# [BRIEF]
Word for word, quote all of the material, omitting the pictures.

# [INFORMATION SHOWN]
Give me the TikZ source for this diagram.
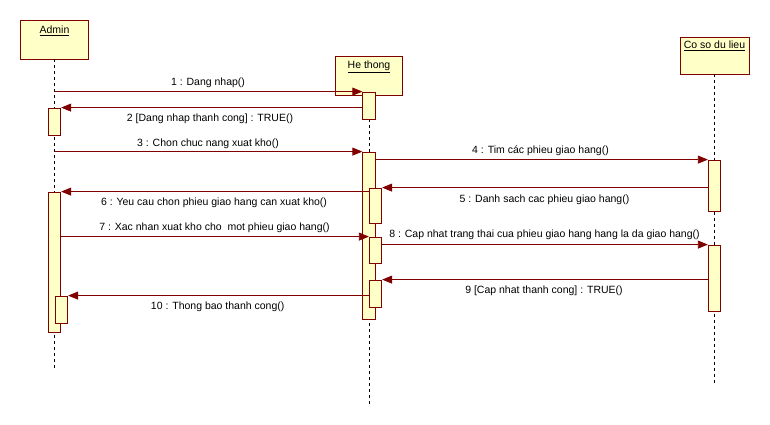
\documentclass[tikz,border=0pt]{standalone}
\usepackage{fontspec}
\setmainfont{Liberation Sans}
\usetikzlibrary{arrows.meta}
\definecolor{umlline}{RGB}{128,0,0}
\definecolor{umlfill}{RGB}{255,255,200}
\tikzset{
  lbl/.style={font=\fontsize{10.5}{12}\selectfont, inner sep=0pt, text=black},
  headbox/.style={draw=umlline, fill=umlfill, line width=0.8pt, inner sep=0pt, minimum width=#1},
  hdtext/.style={font=\fontsize{10.5}{12}\selectfont, inner sep=0pt},
  act/.style={draw=umlline, fill=umlfill, line width=0.8pt, inner sep=0pt, minimum width=12.5pt, minimum height=#1},
  life/.style={draw=black, line width=0.6pt, dash pattern=on 3pt off 3pt},
  msg/.style={draw=umlline, line width=0.8pt, -{Triangle[length=10pt,width=8pt]}}
}
\begin{document}
\begin{tikzpicture}[x=1pt,y=-1pt]
\useasboundingbox (0,0) rectangle (770,425);
% heads
\node[headbox=68pt, minimum height=39pt] (adm) at (54.5,39.5) {};
\node[headbox=67pt, minimum height=39pt] (hts) at (369,75.5) {};
\node[headbox=69pt, minimum height=37pt] (db) at (714.5,55.5) {};
\node[hdtext] (admT) at (54.5,31) {\underline{Admin}};
\node[hdtext] (htsT) at (369,67) {\underline{He thong}};
\node[hdtext] (dbT) at (714.5,46) {\underline{Co so du lieu}};
% lifeline ends
\coordinate (admE) at (54.5,369);
\coordinate (htsE) at (369,405);
\coordinate (dbE) at (714.5,383);
\draw[life] (adm.south) -- (admE);
\draw[life] (hts.south) -- (htsE);
\draw[life] (db.south) -- (dbE);
% activations
\node[act=27pt] (A1) at (54.5,121.5) {};
\node[act=140pt] (A2) at (54.5,262) {};
\node[act=27pt] (A3) at (61.5,309.5) {};
\node[act=27pt] (H1) at (369,105.5) {};
\node[act=167pt] (H2) at (369,235.5) {};
\node[act=35pt] (H3) at (375.5,205.5) {};
\node[act=26pt] (H4) at (375.5,250) {};
\node[act=27pt] (H5) at (375.5,293.5) {};
\node[act=51pt] (C1) at (714.5,185.5) {};
\node[act=66pt] (C2) at (714.5,278) {};
% messages
\draw[msg] (adm |- H1.north) -- (H1.north west);
\draw[msg] (H1.west |- A1.north) -- (A1.north east);
\draw[msg] (adm |- H2.north) -- (H2.north west);
\draw[msg] (H2.east |- C1.north) -- (C1.north west);
\draw[msg] (C1.west |- H3.north) -- (H3.north east);
\draw[msg] (H3.west |- A2.north) -- (A2.north east);
\draw[msg] (A2.east |- H4.north) -- (H4.north west);
\draw[msg] (H4.east |- C2.north) -- (C2.north west);
\draw[msg] (C2.west |- H5.north) -- (H5.north east);
\draw[msg] (H5.west |- A3.north) -- (A3.north east);
% labels
\node[lbl] (m1) at (208,83) {1 : Dang nhap()};
\node[lbl] (m2) at (210,119) {2 [Dang nhap thanh cong] : TRUE()};
\node[lbl] (m3) at (208,143.3) {3 : Chon chuc nang xuat kho()};
\node[lbl] (m4) at (540.5,151) {4 : Tim các phieu giao hang()};
\node[lbl] (m5) at (544.5,199.3) {5 : Danh sach cac phieu giao hang()};
\node[lbl] (m6) at (214,202.7) {6 : Yeu cau chon phieu giao hang can xuat kho()};
\node[lbl] (m7) at (214.5,227.3) {7 : Xac nhan xuat kho cho\ \ mot phieu giao hang()};
\node[lbl] (m8) at (544.5,235) {8 : Cap nhat trang thai cua phieu giao hang hang la da giao hang()};
\node[lbl] (m9) at (544,291) {9 [Cap nhat thanh cong] : TRUE()};
\node[lbl] (m10) at (217.7,306.7) {10 : Thong bao thanh cong()};
\end{tikzpicture}
\end{document}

# [RESULT OF THE EXERCISE]
Give me the TikZ source for this diagram.
\documentclass[tikz,border=0pt]{standalone}
\usepackage{fontspec}
\setmainfont{Liberation Sans}
\usetikzlibrary{arrows.meta}
\definecolor{umlline}{RGB}{128,0,0}
\definecolor{umlfill}{RGB}{255,255,200}
\tikzset{
  lbl/.style={font=\fontsize{10.5}{12}\selectfont, inner sep=0pt, text=black},
  headbox/.style={draw=umlline, fill=umlfill, line width=0.8pt, inner sep=0pt, minimum width=#1},
  hdtext/.style={font=\fontsize{10.5}{12}\selectfont, inner sep=0pt},
  act/.style={draw=umlline, fill=umlfill, line width=0.8pt, inner sep=0pt, minimum width=12.5pt, minimum height=#1},
  life/.style={draw=black, line width=0.6pt, dash pattern=on 3pt off 3pt},
  msg/.style={draw=umlline, line width=0.8pt, -{Triangle[length=10pt,width=8pt]}}
}
\begin{document}
\begin{tikzpicture}[x=1pt,y=-1pt]
\useasboundingbox (0,0) rectangle (770,425);
% heads
\node[headbox=68pt, minimum height=39pt] (adm) at (54.5,39.5) {};
\node[headbox=67pt, minimum height=39pt] (hts) at (369,75.5) {};
\node[headbox=69pt, minimum height=37pt] (db) at (714.5,55.5) {};
\node[hdtext] (admT) at (54.5,31) {\underline{Admin}};
\node[hdtext] (htsT) at (369,67) {\underline{He thong}};
\node[hdtext] (dbT) at (714.5,46) {\underline{Co so du lieu}};
% lifeline ends
\coordinate (admE) at (54.5,369);
\coordinate (htsE) at (369,405);
\coordinate (dbE) at (714.5,383);
\draw[life] (adm.south) -- (admE);
\draw[life] (hts.south) -- (htsE);
\draw[life] (db.south) -- (dbE);
% activations
\node[act=27pt] (A1) at (54.5,121.5) {};
\node[act=140pt] (A2) at (54.5,262) {};
\node[act=27pt] (A3) at (61.5,309.5) {};
\node[act=27pt] (H1) at (369,105.5) {};
\node[act=167pt] (H2) at (369,235.5) {};
\node[act=35pt] (H3) at (375.5,205.5) {};
\node[act=26pt] (H4) at (375.5,250) {};
\node[act=27pt] (H5) at (375.5,293.5) {};
\node[act=51pt] (C1) at (714.5,185.5) {};
\node[act=66pt] (C2) at (714.5,278) {};
% messages
\draw[msg] (adm |- H1.north) -- (H1.north west);
\draw[msg] (H1.west |- A1.north) -- (A1.north east);
\draw[msg] (adm |- H2.north) -- (H2.north west);
\draw[msg] (H2.east |- C1.north) -- (C1.north west);
\draw[msg] (C1.west |- H3.north) -- (H3.north east);
\draw[msg] (H3.west |- A2.north) -- (A2.north east);
\draw[msg] (A2.east |- H4.north) -- (H4.north west);
\draw[msg] (H4.east |- C2.north) -- (C2.north west);
\draw[msg] (C2.west |- H5.north) -- (H5.north east);
\draw[msg] (H5.west |- A3.north) -- (A3.north east);
% labels
\node[lbl] (m1) at (208,83) {1 : Dang nhap()};
\node[lbl] (m2) at (210,119) {2 [Dang nhap thanh cong] : TRUE()};
\node[lbl] (m3) at (208,143.3) {3 : Chon chuc nang xuat kho()};
\node[lbl] (m4) at (540.5,151) {4 : Tim các phieu giao hang()};
\node[lbl] (m5) at (544.5,199.3) {5 : Danh sach cac phieu giao hang()};
\node[lbl] (m6) at (214,202.7) {6 : Yeu cau chon phieu giao hang can xuat kho()};
\node[lbl] (m7) at (214.5,227.3) {7 : Xac nhan xuat kho cho\ \ mot phieu giao hang()};
\node[lbl] (m8) at (544.5,235) {8 : Cap nhat trang thai cua phieu giao hang hang la da giao hang()};
\node[lbl] (m9) at (544,291) {9 [Cap nhat thanh cong] : TRUE()};
\node[lbl] (m10) at (217.7,306.7) {10 : Thong bao thanh cong()};
\end{tikzpicture}
\end{document}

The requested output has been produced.